Après tout, un quotidien satisfait
toutes sortes de besoins, il publie parfois aussi des poèmes
authentiques au sens ancien du terme, dans une rubrique nommée
littéraire.
Les grands poètes y avaient bien
songé, mais ils n’avaient pas encore une littérature journalistique
technique assez évoluée à leur disposition.
Pourtant la compagnie Les Ampoules Réunies se serait fait un plaisir de publier
les vers de János Arany dans son journal technique :
Dedans brûle un cierge orphelin
solitaire.
(donc :)
Dehors
guette l’obscurité…
De même La Revue des Opticiens aurait aimé publier le chant
populaire de Petőfi (avec une légère modification) :
Combien de dioptries de tes yeux, ma
Sophie,
M’envoie
ton regard plein de paradis ?
Les fabricants d’empeignes pourraient
remonter jusqu’à Bálint Balassi[4] :
L’ombre de la verte forêt
Les
traces de mes bottines rouges…
Ne parlons même pas de Madame
Ágnes[5]
qui a enrichi, elle, la littérature technique de la cuisson des
savons et des lessives !
Ou Erzsébet Szilágyi
qui a écrit sa lettre, à quoi pensait-elle d’autre que Le Journal des Postiers ?
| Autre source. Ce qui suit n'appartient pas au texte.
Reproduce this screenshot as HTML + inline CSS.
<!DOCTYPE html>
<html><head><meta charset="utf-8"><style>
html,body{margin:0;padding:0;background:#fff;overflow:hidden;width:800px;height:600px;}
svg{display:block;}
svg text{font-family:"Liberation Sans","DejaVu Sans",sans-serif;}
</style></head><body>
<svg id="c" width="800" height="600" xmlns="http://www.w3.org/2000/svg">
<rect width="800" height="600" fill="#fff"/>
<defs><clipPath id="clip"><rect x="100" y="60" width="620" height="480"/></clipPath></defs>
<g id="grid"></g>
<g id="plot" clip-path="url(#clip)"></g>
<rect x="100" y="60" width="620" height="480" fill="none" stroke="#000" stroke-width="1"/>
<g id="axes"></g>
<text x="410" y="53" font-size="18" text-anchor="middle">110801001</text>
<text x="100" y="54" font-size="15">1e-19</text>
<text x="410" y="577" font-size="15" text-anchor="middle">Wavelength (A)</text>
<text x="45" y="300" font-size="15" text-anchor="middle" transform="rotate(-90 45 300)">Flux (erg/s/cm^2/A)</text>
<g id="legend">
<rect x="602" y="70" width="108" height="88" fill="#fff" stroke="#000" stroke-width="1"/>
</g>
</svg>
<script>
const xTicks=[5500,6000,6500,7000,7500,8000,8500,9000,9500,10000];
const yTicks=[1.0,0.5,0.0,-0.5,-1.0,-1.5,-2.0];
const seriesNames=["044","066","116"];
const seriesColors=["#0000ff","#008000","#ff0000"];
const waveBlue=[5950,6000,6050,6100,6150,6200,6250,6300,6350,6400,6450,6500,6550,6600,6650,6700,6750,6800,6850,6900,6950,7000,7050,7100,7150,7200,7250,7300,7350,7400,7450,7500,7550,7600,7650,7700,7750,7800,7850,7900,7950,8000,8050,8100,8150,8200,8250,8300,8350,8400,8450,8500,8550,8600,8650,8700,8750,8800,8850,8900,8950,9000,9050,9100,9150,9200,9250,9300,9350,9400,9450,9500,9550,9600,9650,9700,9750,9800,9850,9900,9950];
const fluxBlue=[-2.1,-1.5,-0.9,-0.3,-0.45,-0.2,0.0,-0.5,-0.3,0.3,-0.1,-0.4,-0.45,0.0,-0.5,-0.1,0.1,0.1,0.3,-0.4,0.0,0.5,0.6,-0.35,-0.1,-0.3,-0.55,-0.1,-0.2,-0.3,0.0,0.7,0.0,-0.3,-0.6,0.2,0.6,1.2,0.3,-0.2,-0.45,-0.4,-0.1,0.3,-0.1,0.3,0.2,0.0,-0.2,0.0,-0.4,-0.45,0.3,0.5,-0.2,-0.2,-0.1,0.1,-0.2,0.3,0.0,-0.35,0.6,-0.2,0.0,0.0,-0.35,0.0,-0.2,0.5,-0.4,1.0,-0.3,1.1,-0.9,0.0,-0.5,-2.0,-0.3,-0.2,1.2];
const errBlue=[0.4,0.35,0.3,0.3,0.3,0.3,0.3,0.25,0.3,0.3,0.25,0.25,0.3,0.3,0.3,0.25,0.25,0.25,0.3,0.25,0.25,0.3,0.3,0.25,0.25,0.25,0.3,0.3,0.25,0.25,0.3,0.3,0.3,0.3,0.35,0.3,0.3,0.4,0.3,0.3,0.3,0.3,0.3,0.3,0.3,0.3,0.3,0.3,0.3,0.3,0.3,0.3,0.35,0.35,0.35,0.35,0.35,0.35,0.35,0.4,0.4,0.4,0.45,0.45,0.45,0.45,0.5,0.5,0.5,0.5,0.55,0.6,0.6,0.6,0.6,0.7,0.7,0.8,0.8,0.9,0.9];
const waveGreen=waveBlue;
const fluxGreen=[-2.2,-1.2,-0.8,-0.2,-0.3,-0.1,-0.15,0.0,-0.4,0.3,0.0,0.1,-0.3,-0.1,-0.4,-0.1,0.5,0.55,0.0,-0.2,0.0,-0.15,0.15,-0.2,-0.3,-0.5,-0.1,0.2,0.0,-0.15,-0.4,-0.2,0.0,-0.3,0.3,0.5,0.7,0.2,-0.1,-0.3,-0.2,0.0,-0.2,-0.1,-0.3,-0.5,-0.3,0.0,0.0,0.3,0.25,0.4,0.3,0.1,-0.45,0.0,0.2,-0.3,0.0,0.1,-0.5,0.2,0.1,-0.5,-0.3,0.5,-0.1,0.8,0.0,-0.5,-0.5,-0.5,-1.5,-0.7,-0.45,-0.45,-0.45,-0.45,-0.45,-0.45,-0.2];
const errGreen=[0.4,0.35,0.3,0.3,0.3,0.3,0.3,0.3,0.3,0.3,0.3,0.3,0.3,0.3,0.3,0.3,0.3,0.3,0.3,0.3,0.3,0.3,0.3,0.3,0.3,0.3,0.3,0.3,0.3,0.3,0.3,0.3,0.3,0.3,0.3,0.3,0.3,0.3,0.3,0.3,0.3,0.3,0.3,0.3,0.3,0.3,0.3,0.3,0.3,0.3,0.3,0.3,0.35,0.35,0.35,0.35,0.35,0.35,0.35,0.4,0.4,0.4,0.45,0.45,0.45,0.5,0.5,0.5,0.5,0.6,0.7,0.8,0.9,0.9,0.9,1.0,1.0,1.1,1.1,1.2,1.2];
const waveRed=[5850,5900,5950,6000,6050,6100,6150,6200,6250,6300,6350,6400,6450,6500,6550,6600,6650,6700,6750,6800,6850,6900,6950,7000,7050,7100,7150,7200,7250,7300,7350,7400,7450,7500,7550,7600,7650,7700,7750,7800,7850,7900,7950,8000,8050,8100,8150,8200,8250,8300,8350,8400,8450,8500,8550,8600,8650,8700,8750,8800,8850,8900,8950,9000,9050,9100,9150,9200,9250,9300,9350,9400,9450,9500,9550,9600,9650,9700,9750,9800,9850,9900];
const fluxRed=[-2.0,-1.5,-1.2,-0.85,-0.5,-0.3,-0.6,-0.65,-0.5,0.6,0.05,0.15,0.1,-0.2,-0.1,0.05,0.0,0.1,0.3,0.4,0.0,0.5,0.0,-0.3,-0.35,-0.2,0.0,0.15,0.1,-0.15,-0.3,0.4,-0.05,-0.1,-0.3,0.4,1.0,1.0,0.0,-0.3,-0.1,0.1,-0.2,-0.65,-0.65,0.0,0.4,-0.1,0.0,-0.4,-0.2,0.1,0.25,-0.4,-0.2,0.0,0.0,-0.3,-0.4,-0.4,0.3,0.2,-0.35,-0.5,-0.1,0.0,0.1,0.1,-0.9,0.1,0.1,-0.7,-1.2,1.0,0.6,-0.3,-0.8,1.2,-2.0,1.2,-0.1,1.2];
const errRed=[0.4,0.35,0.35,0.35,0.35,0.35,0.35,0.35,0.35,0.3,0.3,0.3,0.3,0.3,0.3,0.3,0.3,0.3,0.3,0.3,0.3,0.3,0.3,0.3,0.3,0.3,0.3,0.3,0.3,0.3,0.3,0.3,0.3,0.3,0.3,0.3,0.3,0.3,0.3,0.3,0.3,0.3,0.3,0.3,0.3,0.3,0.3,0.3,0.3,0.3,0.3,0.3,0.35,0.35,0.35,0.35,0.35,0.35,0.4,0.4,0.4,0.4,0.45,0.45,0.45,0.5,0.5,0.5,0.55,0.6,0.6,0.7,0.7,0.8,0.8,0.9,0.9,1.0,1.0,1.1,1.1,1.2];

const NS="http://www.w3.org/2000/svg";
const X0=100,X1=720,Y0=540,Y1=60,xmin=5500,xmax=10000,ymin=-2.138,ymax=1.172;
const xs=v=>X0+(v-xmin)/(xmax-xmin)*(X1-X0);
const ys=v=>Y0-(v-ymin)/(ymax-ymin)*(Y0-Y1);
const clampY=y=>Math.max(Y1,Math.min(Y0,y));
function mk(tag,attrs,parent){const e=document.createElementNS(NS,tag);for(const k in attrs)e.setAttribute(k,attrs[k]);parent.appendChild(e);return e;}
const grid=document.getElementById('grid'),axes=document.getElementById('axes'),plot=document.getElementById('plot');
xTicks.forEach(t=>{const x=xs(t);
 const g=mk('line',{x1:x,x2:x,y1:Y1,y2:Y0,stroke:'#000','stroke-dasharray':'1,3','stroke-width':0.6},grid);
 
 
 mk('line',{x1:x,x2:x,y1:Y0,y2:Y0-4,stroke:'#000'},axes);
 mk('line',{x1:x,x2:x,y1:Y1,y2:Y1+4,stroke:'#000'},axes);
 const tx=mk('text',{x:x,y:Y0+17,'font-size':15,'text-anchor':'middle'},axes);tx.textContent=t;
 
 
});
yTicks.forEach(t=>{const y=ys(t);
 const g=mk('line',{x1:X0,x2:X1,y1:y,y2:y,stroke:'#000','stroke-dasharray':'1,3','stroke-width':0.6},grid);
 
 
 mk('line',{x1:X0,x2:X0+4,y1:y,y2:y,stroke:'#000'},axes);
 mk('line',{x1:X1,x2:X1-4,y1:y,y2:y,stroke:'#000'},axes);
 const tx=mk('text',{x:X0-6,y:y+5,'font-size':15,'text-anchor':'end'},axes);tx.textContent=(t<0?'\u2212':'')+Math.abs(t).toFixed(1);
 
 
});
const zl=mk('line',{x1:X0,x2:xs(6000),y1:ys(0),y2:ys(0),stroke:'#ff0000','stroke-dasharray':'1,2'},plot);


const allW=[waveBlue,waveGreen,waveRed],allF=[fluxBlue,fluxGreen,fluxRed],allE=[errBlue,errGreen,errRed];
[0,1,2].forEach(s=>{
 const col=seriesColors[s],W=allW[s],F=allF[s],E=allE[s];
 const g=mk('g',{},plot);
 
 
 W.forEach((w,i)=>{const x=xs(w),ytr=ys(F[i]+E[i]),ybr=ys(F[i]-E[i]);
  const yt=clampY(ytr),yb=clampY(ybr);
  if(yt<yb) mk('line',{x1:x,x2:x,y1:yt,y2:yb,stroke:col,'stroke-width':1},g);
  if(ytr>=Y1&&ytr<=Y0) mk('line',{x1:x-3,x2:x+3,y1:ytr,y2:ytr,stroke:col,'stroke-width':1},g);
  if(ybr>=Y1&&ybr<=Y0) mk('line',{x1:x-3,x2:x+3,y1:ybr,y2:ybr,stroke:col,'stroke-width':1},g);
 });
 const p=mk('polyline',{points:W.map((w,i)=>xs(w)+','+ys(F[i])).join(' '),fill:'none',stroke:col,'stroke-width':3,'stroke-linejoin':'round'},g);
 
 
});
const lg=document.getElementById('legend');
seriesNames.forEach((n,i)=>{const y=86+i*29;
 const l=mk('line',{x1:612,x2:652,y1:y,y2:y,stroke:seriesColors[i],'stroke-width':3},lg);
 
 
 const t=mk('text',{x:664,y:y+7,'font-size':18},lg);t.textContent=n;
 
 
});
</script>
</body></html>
Et les épiceries fines ? Le
poème suivant leur est carrément dédicacé :
Du
gibier, du poisson, que de bonnes bouchées
Font
venir l’eau à la bouche…
Que de manières !
Soyons sincères, ô
poètes – quel autre intérêt, critère, point de
vue, appel à l’enthousiasme ressort aujourd’hui de ce
vers :
« Debout, Hongrois »[6]
- quoi d’autre que ce qui pourrait stricto sensu enrichir le
journal technique des usines de caoutchouc, dans l’unique optique
réaliste et d’intérêt public de savoir quelles semelles portent les souliers,
du caoutchouc ou de l’ordinaire ?
À bas les rivalités…
Car voici que nos cheveux noirs sont
déjà parsemés de blancs[7] – tiens ! Ce sera tout à
fait approprié au Bulletin des
Coiffeurs.
Színházi Élet,
1931, n° 30.
[1] Walther von der Vogelweide (1170-1230?). Poète
Minnesänger.
[2] Prenk Bib Doda (1860-1919). Leader de la résistance albanaise contre les Ottomans.
[3] Imre Farkas (1879-1976). Poète, compositeur d’opérettes.
[4] Bálint Balassi (1554-1594). Poète hongrois.
[5] Références et citation de trois ballades de János Arany dont une consacrée à Erzsébet Szilágyi (?-1483), épouse de János Hunyadi.
[6] Début du Chant National, de Petőfi.
[7] Cité de Fin Septembre, de Petőfi.